Vice-captain Warner, fingered as the mastermind of the plot which saw Bancroft use sandpaper to illegally scuff the ball at Newlands before he comically hid the evidence down the front of his trousers, has also been booted out for 12 months.
All three have apologised with Warner admitting the scandal was "a stain" on the sport.
Smith's tears were later matched by Lehmann who said Thursday he would quit as coach despite being cleared of any involvement in the scandal.
"This will be my last Test as head coach of the Australian cricket team," Lehmann said in Johannesburg.
'Toughest thing I've done'
"Saying goodbye to the players was the toughest thing I have ever had to do."
Lehmann said "the feeling is that Australian cricket needs to move forward and this is the right thing to do".
South Africa skipper Faf du Plessis, whose side lead the four-match series 2-1, said he felt sympathy for Smith.
"I have compassion for what he's going through. I think he's one of the good guys and he's just been caught in a bad place," said Du Plessis, who has twice been found guilty of ball tampering himself, but was only fined and never banned.
The confessions of Smith and Bancroft, in particular, have prompted many in the game to appeal for the players to be cut some slack.
Former Australia great Shane Warne, no stranger himself to controversy, offered the trio an olive branch despite days of the Australian public baying for blood.
"What the public wants to see is change. They want to see you be a better person," he wrote in a column for the Sydney Daily Telegraph. "They'll support you if they see that, and they'll forgive you."

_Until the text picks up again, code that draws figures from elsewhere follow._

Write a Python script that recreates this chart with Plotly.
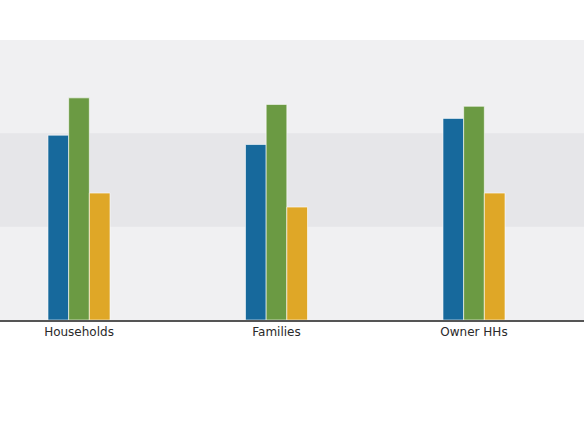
import plotly.graph_objects as go

categories = ["Households", "Families", "Owner HHs"]
series_a = [198, 188, 216]
series_b = [238, 231, 229]
series_c = [136, 121, 136]
band_edges = [0, 100, 200, 300]

colors = ["#17699c", "#6b9a43", "#dfa727"]

fig = go.Figure()
for vals, col in zip([series_a, series_b, series_c], colors):
    fig.add_trace(go.Bar(x=categories, y=vals, marker=dict(color=col, line=dict(color="rgba(255,255,255,0.6)", width=1)),
                         hoverinfo="skip", showlegend=False))

fig.add_shape(type="rect", xref="paper", yref="y", x0=0, x1=1, y0=band_edges[1], y1=band_edges[2],
              fillcolor="#e6e6e9", line_width=0, layer="below")

fig.update_layout(
    width=584, height=438,
    margin=dict(l=0, r=0, t=40, b=118),
    paper_bgcolor="white", plot_bgcolor="#f0f0f2",
    barmode="group", bargap=0.686, bargroupgap=0,
    font=dict(family="DejaVu Sans", size=12, color="#2a2a2a"),
    xaxis=dict(range=[-0.4, 2.557], showgrid=False, showline=True, linecolor="#555555", linewidth=1.5,
               ticks="", ticklabelstandoff=0, tickfont=dict(size=12, color="#2a2a2a")),
    yaxis=dict(range=[band_edges[0], band_edges[-1]], showgrid=False, showticklabels=False, zeroline=False, showline=False),
)

fig.write_html("out.html")
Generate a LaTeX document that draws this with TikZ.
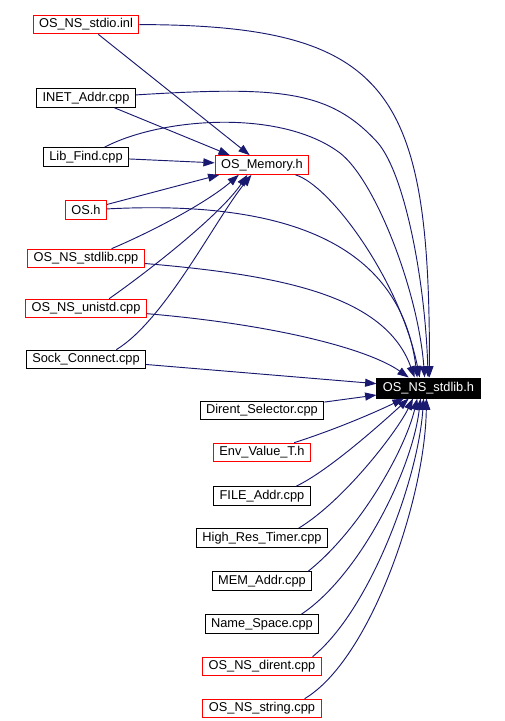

Former England batsman Mark Butcher tweeted: "Just watched Smith presser. Hope everybody has had their pound of flesh now."
In handing out their tough punishment, Australian cricket chiefs bowed to uproar at home where sportsmen and women are held in high esteem and expected to act in the best interests of the game.
CA's response wasn't enough to save an estimated Aus$20 million (US$15 million) partnership with naming rights sponsor Magellan which tore up its three-year contract Thursday after barely seven months.
The financial cost for the players is also growing with sporting goods company ASICS ending its relationship with Warner and Bancroft. Electronics giant LG axed Warner on Wednesday, while Weet-Bix and Commonwealth Bank dumped Smith.
Wicketkeeper Tim Paine will take over the Australian captaincy for the match in Johannesburg.
The International Cricket Council said it will review its punishment for ball-tampering and warned the game is in danger unless decisive action is taken.